What I came to appreciate was how her profound and complex reading of form in terms of plasticity challenged Derridean and Levinasian notions of the trace, and this affects the discussion surrounding the return of the religious and what Jean-Luc Nancy calls the “deconstruction of Christianity.” I have been and still am influenced and impressed by the weak messianic force that Derrida draws from Walter Benjamin and deploys in ethical and political contexts. It was with considerable fear and trembling that I developed a critique, relying upon Malabou’s philosophy. And I don’t simply reject or dismiss this idea of a weak messianic force, but I do understand it differently. In any case, as Malabou herself writes about deconstruction, it’s not a question of rejecting or surpassing deconstruction, but seeing how writing expands into a sort of generative plasticity. I was able to see how plasticity is a much more subtle and supple question of form, especially considering its three aspects: the ability to give form; the capacity to receive form; and finally, and most intriguingly, the power to annihilate form, which is an auto-destructive force. So plasticity helps me see force as immanent to form, which also seems close to Deleuze, as opposed to transcendent to it, as some of the religious and theological appropriations of Derrida and Levinas appeared to be doing, although again this question of transcendence is very slippery and it’s easy to overstate or caricature. There are a lot of critiques of Derrida out there that are very stupid, although I don’t think Malabou’s is one of them.
So then I went back and read Que faire de notre Cerveau?, and saw how Malabou deals with neuroplasticity, and then read her book on Freud, Les nouveaux blessés: De Freud à la neurologie, penser les traumatismes contemporains, which engages critically with Freud from the perspective of the neurosciences. The one book I have not read is Le change Heidegger, which focuses on the idea of metamorphosis in Heidegger. What I like about Plasticity at the Dusk of Writing is how it reflects back upon her relationship with Hegel, Heidegger and Derrida, interspersed with insights into structuralism, neurosciences, and her critique of Levinas. Subsequent to Les nouveaux blessés, Malabou has published Ontologie de l’accident, Changer de différence: Le féminine et la question philosophique, and a book co-authored with Judith Butler, Sois mon corps, has just been published, which consists of a reading of Hegel’s master-slave dialectic.
What I tried to do with the Foreword was to first give a kind of overview and context within which to understand Plasticity at the Dusk of Writing specifically in terms of her work in general, after which I developed some of my own application/interpretation of Malabou’s thought by applying it to Nancy’s idea of the deconstruction of Christianity in Dis-Enclosure. On the one hand, Malabou’s work makes the idea of the deconstruction of Christianity problematic, insofar as it sees deconstruction as the end of Christianity, and there are philosophical and political reasons to want to distance oneself from Nancy’s claim that the heart of the West is a Christian heart. On the other hand, Nancy’s brief explication of the term déclosion (translated as dis-enclosure) has resonances with Malabou’s idea of plasticity. I develop this reading more fully in the last chapter of my book on Radical Political Theology, forthcoming from Columbia University Press.
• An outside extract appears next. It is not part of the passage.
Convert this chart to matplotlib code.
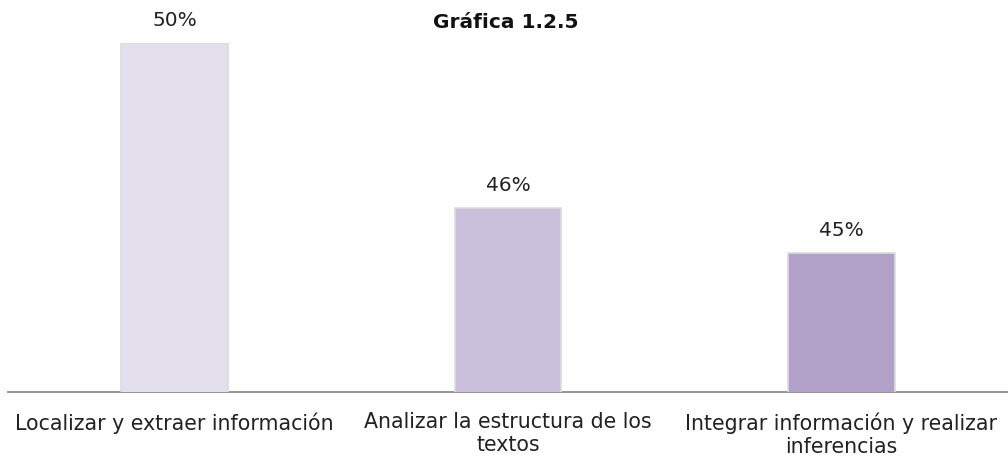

I think that Malabou’s ideas have many resonances and are important for many areas of thought. In terms of Continental philosophy of religion and radical theology, I think that her sharp rejection of messianism is provocative and important for thinking about the relationship between deconstruction and religion. I do not reject it quite so sharply, but I see how plasticity offers important resources to reconfigure some of these discussions and debates more in terms of form and less in terms of a pure force devoid of form, although ultimately I do not see form and force as opposition or dualistic, which again plasticity allows us to see. We have to be careful not to view things as a simple progression or supercession from writing to plasticity, but plasticity opens up a space to seriously think about the brain. Finally, although Malabou is a student of Derrida, her work is studded with insights of Deleuze, and plasticity helps draw out some of the implications of Deleuze’s discussions of the brain, most powerfully in Cinema 2. So for me at least plasticity is this incredibly rich notion with which to think, and Malabou has given us these incisive and brilliant readings of important philosophical thinkers, and I think she deserves to be considered one of the major contemporary philosophers in the world today.